Before lockdown, my boyfriend and I visited the Lanserhof at the Arts Club in London’s Mayfair, which has now reopened. Lanserhof has medical spas in Germany and Austria and has been at the forefront of combining cutting-edge medical science with wellness for over 30 years. The most recent addition to the brand is more focused on the fitness aspect of wellness.

 

Where Lanserhof at the Arts Club stands apart from all of its competitors is its use of state of the art diagnostic equipment – we are talking 3D body scans, ultrasound equipment and even an in-house MRI machine.

There also are also in-house doctors and alternative therapists who work in unison with the fitness team to give members unparalleled levels of insight into their fitness development.

 

The IV infusion room

Upon arrival, we are first shown the top floor infusion room where you can have vitamins, minerals and trace elements injected via an IV drip. Different infusions can help with improving energy levels,  strengthen the immune system and help with jetlag – who knew we would miss jetlag? Next door is the treatment rooms for all the typical spa treatments like massage, acupuncture and skin glow up treatments.

Next, we headed to the basement where the real science happens. We pass the MRI room and head to the Spine and Movement Labs. First, they have us each get on an extra-large treadmill with lots of little cameras pointed at it. As I started to walk a skeleton appears on the television screen in front of me mimicking my every move. In seconds they have mapped my musculoskeletal architecture and can study my movement and balance.

 

Having my spine mapped

On another machine, I had a few dozen light sensors shot onto my back to map out my spine, which to my surprise the technician said was in good shape.

The gym technician showing off his muscle fibres

After that, he took us into another room filled with equipment that looked like it was shipped in from NASA. One machine had an ultrasound monitor on it and he demonstrated how they could look at our muscle fibres to see how they were developing.

Testing the boyfriends flexibility

Then my boyfriend was basically strapped into one of the machines, which could measure and help improve flexibility and range of movement.

The men's changing room

After a quick change into gym clothes in the changing room, which feature glossy white lockers and timber barrels of meticulously rolled towels, we headed to the gym floor.

The gym feels quite small, but we have to remember this is a bespoke with limited members and while we were there we only saw a couple of people in the gym – so no need to give the death stare to the guy sitting on the machine you want as he scrolls through his phone.

The gym floor

The gym equipment is Technogym and much of it features microchip technology so the machines instantly recognize the users' gym card and sets the weights up for them and adjusts them over time.

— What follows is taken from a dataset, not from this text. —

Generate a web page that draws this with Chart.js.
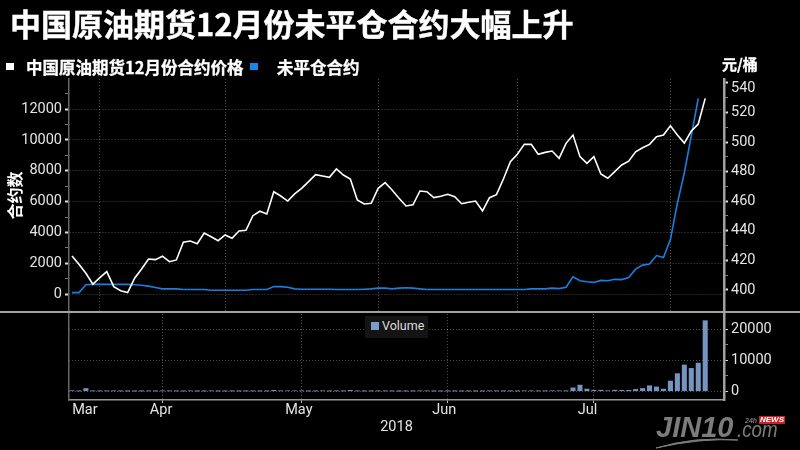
<!DOCTYPE html>
<html><head><meta charset="utf-8">
<script src="https://cdn.jsdelivr.net/npm/chart.js@4"></script>
<style>
html,body{margin:0;padding:0;background:#000;width:800px;height:450px;overflow:hidden}
#stage{position:relative;width:800px;height:450px;background:#000;font-family:"Noto Sans CJK SC","Noto Sans",sans-serif;color:#fff}
canvas{position:absolute;left:0}
.t{position:absolute;white-space:nowrap;line-height:1}
.sq{position:absolute;width:8px;height:7px}
svg{position:absolute;left:0;top:0}
</style></head><body>
<div id="stage">
<canvas id="top" width="800" height="313" style="top:0;width:800px;height:313px"></canvas>
<canvas id="bottom" width="800" height="137" style="top:313px;width:800px;height:137px"></canvas>
<div class="t" style="left:10px;top:7px;font-size:31px;font-weight:700;-webkit-text-stroke:0.4px #fff">中国原油期货12月份未平仓合约大幅上升</div>
<div class="sq" style="left:6px;top:63px;background:#fff"></div>
<div class="t" style="left:26px;top:59px;font-size:16.5px;font-weight:700;-webkit-text-stroke:0.3px #fff">中国原油期货12月份合约价格</div>
<div class="sq" style="left:250px;top:63px;background:#1a84ea"></div>
<div class="t" style="left:277px;top:59px;font-size:16.5px;font-weight:700;-webkit-text-stroke:0.3px #fff">未平仓合约</div>
<div class="t" style="left:722px;top:56px;font-size:15px;font-weight:700;-webkit-text-stroke:0.3px #fff">元/桶</div>
<div class="t" style="left:365px;top:316px;width:63px;height:22px;background:#141414"></div>
<div class="sq" style="left:371px;top:322px;width:8px;height:8px;background:#7d9bc6"></div>
<div class="t" style="left:382px;top:320px;font-family:Roboto;font-size:12.5px;color:#ddd">Volume</div>
<div class="t" style="left:656px;top:413px;font-family:'Liberation Sans';font-style:italic;font-weight:700;font-size:29px;color:#7c7c7c">JIN10</div>
<div class="t" style="left:737px;top:419px;font-family:'Liberation Sans';font-style:italic;font-size:22px;color:#7c7c7c;transform:scaleX(.85);transform-origin:left">.com</div>
<div class="t" style="left:745px;top:417px;font-family:'Liberation Sans';font-style:italic;font-weight:700;font-size:7px;color:#777">24h</div>
<div class="t" style="left:759px;top:416px;background:#c8202a;font-family:'Liberation Sans';font-style:italic;font-weight:700;font-size:8px;color:#fff;padding:0 1px">NEWS</div>
<svg width="800" height="450"><path d="M656 448 Q 695 436 738 440 Q 700 438 656 448 Z" fill="#7c7c7c" stroke="#7c7c7c" stroke-width="1"/></svg>
</div>
<script>
const monthLabels = ['Mar','Apr','May','Jun','Jul'];
const monthLabelIndex = [1.85,12.8,32.6,53.5,74.1];
const monthBoundaries = [4,22,44,64,86];
const yearLabel = '2018';
const priceValues = [423,417.4,411.3,403.9,408.3,412.4,402.2,399.5,398.2,407.9,414.2,420.9,420.5,422.8,419.1,420.3,432.2,433.1,431.3,438.5,436,433.3,437.2,434.9,439.9,440.3,450.2,453.2,451.4,466.4,463.5,460.1,464.9,468.7,473.2,477.9,477,476.1,481.8,477.7,475,460.8,458.1,458.6,468.7,472.5,467.6,462,456.8,457.6,466.9,466.4,462.4,463.3,464.7,463,458.3,459.3,460.1,453.4,462.4,464.4,475,486.7,491.7,498.4,498.4,491.7,493,493.9,489,499.1,504.7,490.1,485.6,490.1,478.4,475.5,480,484.5,487,493.4,496.1,498.4,503.6,504.7,511,504.7,499.3,507.4,512.2,529.5];
const openInterest = [110,110,620,640,640,640,640,640,640,620,590,530,440,350,350,350,310,310,310,310,260,260,260,260,260,260,310,310,310,500,500,460,350,330,330,330,330,330,310,310,310,310,330,350,400,400,350,400,420,400,350,310,310,310,310,310,310,310,310,310,310,310,310,310,310,310,350,350,350,400,370,460,1140,880,810,770,900,880,970,950,1080,1630,1890,1960,2510,2380,3540,5900,7860,10270,12690];
const volumeValues = [200,60,900,100,80,100,100,60,40,50,60,90,60,120,110,70,50,130,50,60,120,50,50,60,50,60,70,60,60,300,120,150,150,120,60,70,140,60,90,70,300,100,60,70,90,90,70,40,50,60,130,130,40,60,50,60,50,60,40,50,110,100,60,70,60,150,120,100,80,150,150,100,1100,2000,700,300,350,150,350,300,300,600,900,1800,1400,700,3300,5700,8500,7400,9100,22800];
const leftTicks = [0,1000,2000,3000,4000,5000,6000,7000,8000,9000,10000,11000,12000,13000];
const rightTicks = [400,410,420,430,440,450,460,470,480,490,500,510,520,530,540];
const volumeTicks = [0,5000,10000,15000,20000];

const xMin=-0.43, xMax=93.7;
const pts = a => a.map((y,x)=>({x,y}));
const gridGray='rgba(255,255,255,0.3)';
const gridDash=[1,2];
const labelFont={family:'Roboto',size:14.5};
function noPad(s){s.paddingTop=0;s.paddingBottom=0;s.paddingLeft=0;s.paddingRight=0;}
function yGridOpt(major){return {
  color:c=>major(c.tick.value)?gridGray:'transparent',
  tickColor:c=>major(c.tick.value)?'#ddd':'#777',
  tickWidth:c=>major(c.tick.value)?2:1,
  tickLength:4,lineWidth:1};}

Chart.defaults.animation=false;
Chart.defaults.responsive=false;
Chart.defaults.devicePixelRatio=1;

new Chart(document.getElementById('top'),{
 type:'line',
 data:{datasets:[
  {label:'中国原油期货12月份合约价格',data:pts(priceValues),yAxisID:'yR',borderColor:'#fff',borderWidth:1.6,pointRadius:0,tension:0},
  {label:'未平仓合约',data:pts(openInterest),yAxisID:'yL',borderColor:'#1a7fe0',borderWidth:1.6,pointRadius:0,tension:0}
 ]},
 options:{
  layout:{padding:{top:79,bottom:1,left:0,right:0}},
  plugins:{legend:{display:false},tooltip:{enabled:false}},
  scales:{
   x:{type:'linear',min:xMin,max:xMax,afterBuildTicks:s=>{s.ticks=monthBoundaries.map(v=>({value:v}));},
      afterFit:s=>{s.height=0;noPad(s);},
      ticks:{display:false},
      grid:{color:gridGray,lineWidth:1,drawTicks:false},border:{display:false,dash:gridDash}},
   yL:{type:'linear',position:'left',min:-1146,max:13944,afterBuildTicks:s=>{s.ticks=leftTicks.map(v=>({value:v}));},
      afterFit:s=>{s.width=69;noPad(s);},
      title:{display:true,text:'合约数',color:'#fff',font:{family:'Noto Sans CJK SC',size:16,weight:'700'},padding:{top:5,bottom:0}},
      ticks:{color:'#e4e4e4',font:labelFont,padding:3,autoSkip:false,callback:v=>v%2000===0?String(v):''},
      grid:yGridOpt(v=>v%2000===0),border:{color:'#666',width:1.5,dash:gridDash}},
   yR:{type:'linear',position:'right',min:385.1,max:542.6,afterBuildTicks:s=>{s.ticks=rightTicks.map(v=>({value:v}));},
      afterFit:s=>{s.width=76;noPad(s);},
      ticks:{color:'#e4e4e4',padding:3,autoSkip:false,
        font:c=>c.tick&&c.tick.value===540?{...labelFont,lineHeight:0.7}:labelFont,
        callback:v=>v===540?['','540']:(v%20===0?String(v):'')},
      grid:{drawOnChartArea:false,tickColor:c=>c.tick.value%20===0?'#ddd':'#888',tickLength:4,tickWidth:c=>c.tick.value%20===0?2:1},
      border:{color:'#a0a0a0',width:2.5}}
  }
 },
 plugins:[{id:'sep',afterDraw(c){const g=c.ctx;g.save();g.fillStyle='#a0a0a0';g.fillRect(0,c.height-2,800,2);g.restore();}}]
});

new Chart(document.getElementById('bottom'),{
 type:'bar',
 data:{datasets:[{label:'Volume',data:pts(volumeValues),backgroundColor:'#7594bf',barThickness:4.4,yAxisID:'yV'}]},
 options:{
  layout:{padding:{top:1,bottom:0,left:0,right:0}},
  plugins:{legend:{display:false},tooltip:{enabled:false}},
  scales:{
   x:{type:'linear',offset:false,min:xMin,max:xMax,
      afterBuildTicks:s=>{s.ticks=monthBoundaries.map(v=>({value:v})).concat(monthLabelIndex.map(v=>({value:v})));},
      afterFit:s=>{s.height=50;noPad(s);},
      title:{display:true,text:yearLabel,color:'#e4e4e4',font:{family:'Roboto',size:14.5},padding:{top:-1,bottom:14}},
      ticks:{color:'#e4e4e4',font:labelFont,padding:-1,autoSkip:false,maxRotation:0,
        callback:v=>{const i=monthLabelIndex.indexOf(v);return i>=0?monthLabels[i]:'';}},
      grid:{color:c=>c.tick&&monthBoundaries.includes(c.tick.value)?gridGray:'transparent',
            tickColor:c=>c.tick&&monthBoundaries.includes(c.tick.value)?'#bbb':'transparent',tickLength:3},
      border:{color:'#999',width:1.5,dash:gridDash}},
   yL:{type:'linear',position:'left',min:0,max:1,afterFit:s=>{s.width=69;noPad(s);},
      ticks:{display:false},grid:{display:false},border:{color:'#666',width:1.5}},
   yV:{type:'linear',position:'right',min:-2820,max:24960,afterBuildTicks:s=>{s.ticks=volumeTicks.map(v=>({value:v}));},
      afterFit:s=>{s.width=76;noPad(s);},
      ticks:{color:'#e4e4e4',font:labelFont,padding:3,autoSkip:false,callback:v=>v%10000===0?String(v):''},
      grid:{color:c=>c.tick.value%10000===0?gridGray:'transparent',tickColor:c=>c.tick.value%10000===0?'#ddd':'#888',tickLength:4},
      border:{color:'#a0a0a0',width:2.5,dash:gridDash}}
  }
 }
});
</script>
</body></html>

This really is gym 2.0.

 

The boyfriend showing off on theIcaros Health

Past a studio, which offers everything from yoga and Pilates to Tai Chi and callisthenics, we entered a room with an Icaros Health. The Icaros brings together health and gaming by making you use your body to direct the action on a Virtual Reality video game. I literally had to straddle the machine and control my balance as it twists like a gyroscope beneath me.

After the VR headset went on, I was thrust into a world of picturesque green valleys in which the aim was to fly through rings in the sky. I failed miserably, whereas my boyfriend aced it – decades of yoga give you impeccable balance apparently.

 

Into the deep freeze

To finish our tour, we visited the Cryotherapy room. After stripping off our tops and donning fleece hats, mittens, slippers and a face mask (we didn’t know then that they would become so commonplace) we entered the chamber that was minus 110 degrees.

Extreme cold to the body has been proven to slow down the growth of inflammatory cells. After a few seconds, it wasn’t too bad though I’m from Canada where it is winter six months of the year so I may not be the best judge.

 

The gym floor

If you are looking for the crème de la crème of fitness experiences, and many of us need it after sitting on the sofa bingeing past RuPaul’s Drag Race seasons for months on end, then the Lanserhof will be there to give you a proper tune-up.